The study, led by a GP and medical academic, reveals that the number of departments of general practice in medical schools in the UK has also reduced in that time period, while only 7% of the funding for medical schools goes into teaching general practice.

Experts have said that this contributes to the lack of interest from medical graduates in pursuing a career in general practice, after Pulse exclusively revealed that some regions are failing to fill 40% of their GP training posts.  

The new research concludes that GPs need funding to increase the building space in practices available to teach medical students, and without it the Government’s key aim of ensuring 50% of medical graduates enter general practice training by 2016 would be difficult to achieve.

It follows comments last year from the then head of the GP National Recruitment Office, Professor Bill Irish, that the top universities in the country are not doing enough to produce future GPs.

The researchers surveyed 29 UK university medical departments and found that the number of 3.5-hour teaching sessions per student delivered in general practice during years 3-5 of medical undergraduate courses declined by 14%, from 119 sessions in 2003 to 102 currently equating to 1.7 fewer weeks.

The study also revealed that only 46% of UK medical schools have departments of general practice, comparing very unfavourably to the early 2000s, when almost every medical school had one.

It also found that  the proportion of funding ‘Service Increment for Teaching (SIFT)’ funding – the mechanism used to fund undergraduate medical education – going into general practice education averages only 7.1%, across the 11 medical schools that responded.

The lead researcher, Dr Alex Harding, a GP senior lecturer at the University of Exeter Medical School, told Pulse: ‘The survey has found that at present the national average is for 14% of student placements at medical school to be in general practice. We also have found that these GP placements have been reducing over the past 10 years or so.’

He said that the main issue for the reduction in training was the lack of funding to increase practices’ space to train students

He added: ‘When students come to a GP practice they really want to see patients. This means that finding extra space for the students to talk to the patients becomes an issue. In our survey we couldn’t find much evidence of funding models to support this.’ 

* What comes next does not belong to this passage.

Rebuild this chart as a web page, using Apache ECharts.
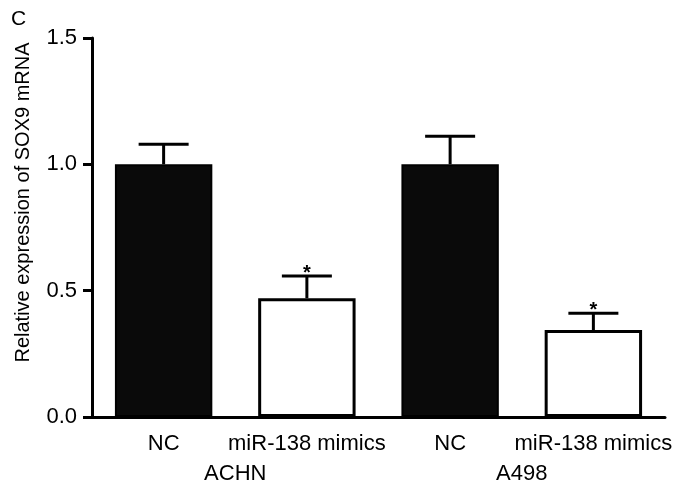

GPC chair Dr Chaand Nagpaul said that the researchers’ findings were ‘extremely worrying’ and the trend ‘contradicts’ the Department of Health’s plan to have 50% of medical students going into general practice.

Dr Nagpaul said: ‘This is an extremely worrying finding, given that the Government wants to have the proportion of medical students going into general practice at 50%. If recruitment of GPs becomes more difficult it contradicts the Government’s plan to have more patients treated outside hospital.’

He added: ‘We need to provide more time and space for GPs in their premises to provide education. Students need to be in a motivating, positive environment when they are in general practice.’

Professor Irish, who is now chair of COGPED and GP director for Health Education South West, told Pulse: ‘If the figures are correct, a two week reduction in the volume of teaching delivered in primary care is deeply concerning.’

‘The target of 50% of trainees entering primary care is in the Health Education England mandate, and undergraduate exposure to high quality training in a primary care context would seem essential. Even if students don’t ultimately become GPs, there seems little doubt that a large amount of specialist care (such as in diabetes or dermatology) will be delivered outside of hospital settings.’

He added: ‘Medical practice in community settings is intrinsically different (and often more difficult) than in secondary care. Presentations are more vague and earlier, and tests which perform well in hospitals (with high disease prevalence) are often misleading in the community (where prevalence is much lower).  Familiarity with the realities of delivering care in “imperfect” areas such as the homes of elderly isolated patients is essential for all clinicians.’

Pulse reported in February that the number of applications for postgraduate GP specialty training for 2014 were 15% down on 2013.